«Voti dai clan» (anche in Brianza): chiesti 10 anni per l’ex assessore Zambetti

Chiesti dieci anni di carcere per l’ex assessore regionale della giunta Formigoni, Domenico Zambetti, arrestato nel 2012 e rinviato a giudizio nel gennaio del 2014 per un presunto voto di scambio con la ’ndrangheta che, secondo la Procura milanese, avrebbe falsato l’esito delle elezioni regionali 2010. Il politico avrebbe ottenuto voti anche a Desio e in Brianza.
Chiesti dieci anni di carcere per Domenico Zambetti
Chiesti dieci anni di carcere per Domenico Zambetti

Chiesti dieci anni di carcere per l’ex assessore regionale della giunta Formigoni, Domenico Zambetti, arrestato nel 2012 e rinviato a giudizio nel gennaio del 2014 per un presunto voto di scambio con la ’ndrangheta che, secondo la Procura milanese, avrebbe falsato l’esito delle elezioni regionali 2010.

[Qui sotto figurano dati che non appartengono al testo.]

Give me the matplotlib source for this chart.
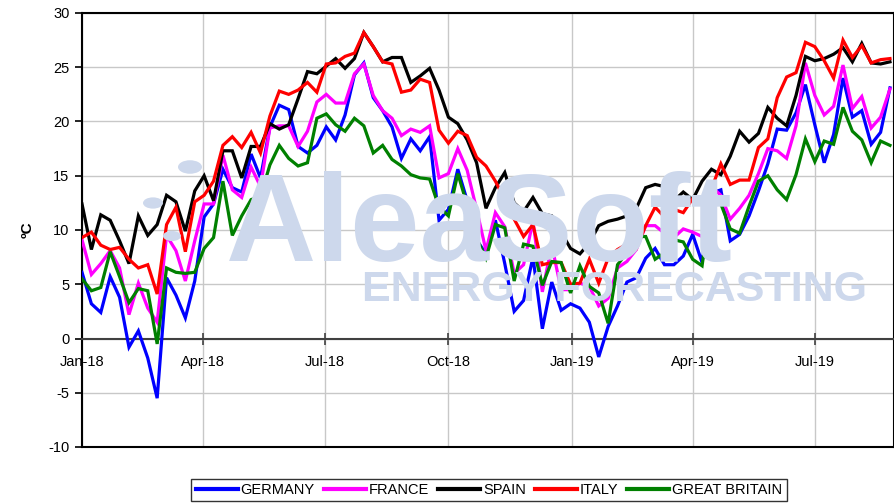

L’ex assessore, allora candidato per il Pdl, secondo i magistrati della dda avrebbe intessuto: «un patto grave, di scambio politico-mafioso» con i presunti affiliati alla ’ndrangheta Eugenio Costantino e Giuseppe Agostino. Addirittura avrebbe pagato ai clan rate per 200mila euro per un pacchetto di voti sicuri. L’ex politico è accusato di concorso esterno in associazione mafiosa, corruzione e voto di scambio.

Uno dei presunti ’ndranghetisti che avrebbero venduto voti al politico del Pdl, Giuseppe D’Agostino, avrebbe avuto contatti anche con Pio Domenico, «classe 1946, uno dei capi della locale della ’ndrangheta di Desio», finito in carcere nell’ambito dell’operazione Infinito del 2010. I voti per Zambetti sarebbero quindi arrivati anche da Desio e dalla Brianza. Le intercettazioni rivelano, infatti, che D’Agostino, legato al clan dei Morabito, avrebbe contattato anche Domenico Pio per cercare di ottenere il sostegno a Zambetti alle elezioni regionali del 2010.

Secondo l’accusa, il politico avrebbe pagato caro ciascuna preferenza: 50 euro a voto. In totale, avrebbe ottenuto dai clan 4000 voti, pagando quindi 200 mila euro. La raccolta avveniva attraverso gli affiliati, che sarebbero dunque arrivati anche a Desio e dintorni. D’Agostino, insieme ad un altro presunto boss, Eugenio Costantino, era l’incaricato. E, sempre secondo l’accusa, non esitava a contattare i vari gruppi criminali che si spartiscono il territorio, incontrando anche i capi «storici» delle cosiddette locali.